I don’t know that many people know this, but I called him to set up that meeting,” De La Hoya recalled. “I was sitting alone at a table – we had closed the restaurant for the day – waiting for Vargas. When he finally walked in, he told me, ‘You didn’t beat me.’ All I wanted to get out of the meeting was to hug it out, let’s be friends and move on. But it never got to that. So I stood up and walked away.”

Vargas confirms that such a meeting took place, but he said before he and De La Hoya went their separate ways, Oscar mentioned that although he didn’t recall the snowbank brouhaha, he would apologize for it and that Fernando had accepted the apology, if not necessarily The Golden Boy’s insistence of a faulty memory.

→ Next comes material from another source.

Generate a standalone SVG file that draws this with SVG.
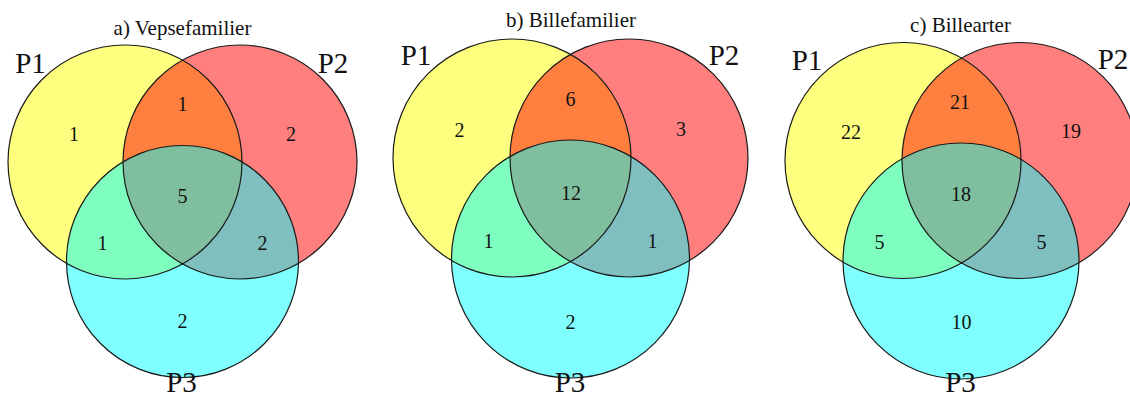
<svg xmlns="http://www.w3.org/2000/svg" width="1130" height="394" viewBox="0 0 1130 394">
  <style>
    .p1 { fill: #ffff00; fill-opacity: 0.5; }
    .p2 { fill: #ff0000; fill-opacity: 0.5; }
    .p3 { fill: #00ffff; fill-opacity: 0.5; }
    .ring { fill: none; stroke: #1a1a1a; stroke-width: 1.2; }
    text { font-family: "Liberation Serif", "Times New Roman", serif; fill: #111; text-anchor: middle; }
    .title { font-size: 21px; }
    .set { font-size: 29px; }
    .num { font-size: 20px; }
  </style>
  <rect width="1130" height="394" fill="#ffffff"/>

  <!-- a) Vepsefamilier -->
  <g id="venn-a">
    <g id="a-fills">
      <circle class="p1" cx="125" cy="162" r="117"/>
      <circle class="p2" cx="240" cy="162" r="117"/>
      <circle class="p3" cx="182.5" cy="261.5" r="116"/>
    </g>
    <g id="a-rings">
      <circle class="ring" cx="125" cy="162" r="117"/>
      <circle class="ring" cx="240" cy="162" r="117"/>
      <circle class="ring" cx="182.5" cy="261.5" r="116"/>
    </g>
    <text class="title" x="182.5" y="35">a) Vepsefamilier</text>
    <text class="set" x="30.5" y="73">P1</text>
    <text class="set" x="333" y="73">P2</text>
    <text class="set" x="181.5" y="392">P3</text>
    <text class="num" x="74" y="141">1</text>
    <text class="num" x="182.5" y="111">1</text>
    <text class="num" x="291" y="141">2</text>
    <text class="num" x="182.5" y="203">5</text>
    <text class="num" x="102.5" y="250">1</text>
    <text class="num" x="262.5" y="250">2</text>
    <text class="num" x="182.5" y="328">2</text>
  </g>

  <!-- b) Billefamilier -->
  <g id="venn-b">
    <g id="b-fills">
      <circle class="p1" cx="512" cy="158" r="119"/>
      <circle class="p2" cx="629" cy="158" r="119"/>
      <circle class="p3" cx="570.5" cy="259" r="119"/>
    </g>
    <g id="b-rings">
      <circle class="ring" cx="512" cy="158" r="119"/>
      <circle class="ring" cx="629" cy="158" r="119"/>
      <circle class="ring" cx="570.5" cy="259" r="119"/>
    </g>
    <text class="title" x="571" y="27">b) Billefamilier</text>
    <text class="set" x="416" y="65">P1</text>
    <text class="set" x="724" y="65">P2</text>
    <text class="set" x="570" y="392">P3</text>
    <text class="num" x="459.5" y="136.5">2</text>
    <text class="num" x="570.5" y="106">6</text>
    <text class="num" x="681" y="136">3</text>
    <text class="num" x="571" y="200">12</text>
    <text class="num" x="488.5" y="247.5">1</text>
    <text class="num" x="652.5" y="247.5">1</text>
    <text class="num" x="570.5" y="328.5">2</text>
  </g>

  <!-- c) Billearter -->
  <g id="venn-c">
    <g id="c-fills">
      <circle class="p1" cx="903" cy="160.5" r="118"/>
      <circle class="p2" cx="1020" cy="160.5" r="118"/>
      <circle class="p3" cx="961" cy="261" r="118"/>
    </g>
    <g id="c-rings">
      <circle class="ring" cx="903" cy="160.5" r="118"/>
      <circle class="ring" cx="1020" cy="160.5" r="118"/>
      <circle class="ring" cx="961" cy="261" r="118"/>
    </g>
    <text class="title" x="960.5" y="31.5">c) Billearter</text>
    <text class="set" x="807" y="70">P1</text>
    <text class="set" x="1113" y="69">P2</text>
    <text class="set" x="960.5" y="392">P3</text>
    <text class="num" x="851" y="138.5">22</text>
    <text class="num" x="960" y="108.5">21</text>
    <text class="num" x="1071" y="138">19</text>
    <text class="num" x="961" y="201">18</text>
    <text class="num" x="879.5" y="248.5">5</text>
    <text class="num" x="1041.5" y="248.5">5</text>
    <text class="num" x="961.5" y="328.5">10</text>
  </g>
</svg>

Maybe their frosty relationship didn’t totally thaw in that fleeting moment of goodwill, but it was nonetheless an important step in the right direction.

I forgave him and that was that,” Vargas said. “Since then, we’ve been pretty cool. Oscar’s a good dude. He wound up being a big supporter of my foundation. I have my own boxing gym and will be opening another pretty soon. I have no hard feelings toward him anymore. Whenever we see each other now, we’re cordial.”

Vargas has transformed himself in other ways as well. The perpetually angry young man who once spat on an opponent he had just knocked down (Ross Thompson, because Thompson had the temerity to “take it to the streets”) is now training his three boxer-sons – Fernando Jr., Amado and Emiliano – who, curiously enough, have forged an unlikely friendship with Oscar’s son, Devon De La Hoya.

Hey, if Ali and Frazier could eventually come to a meeting of the minds, isn’t anything possible?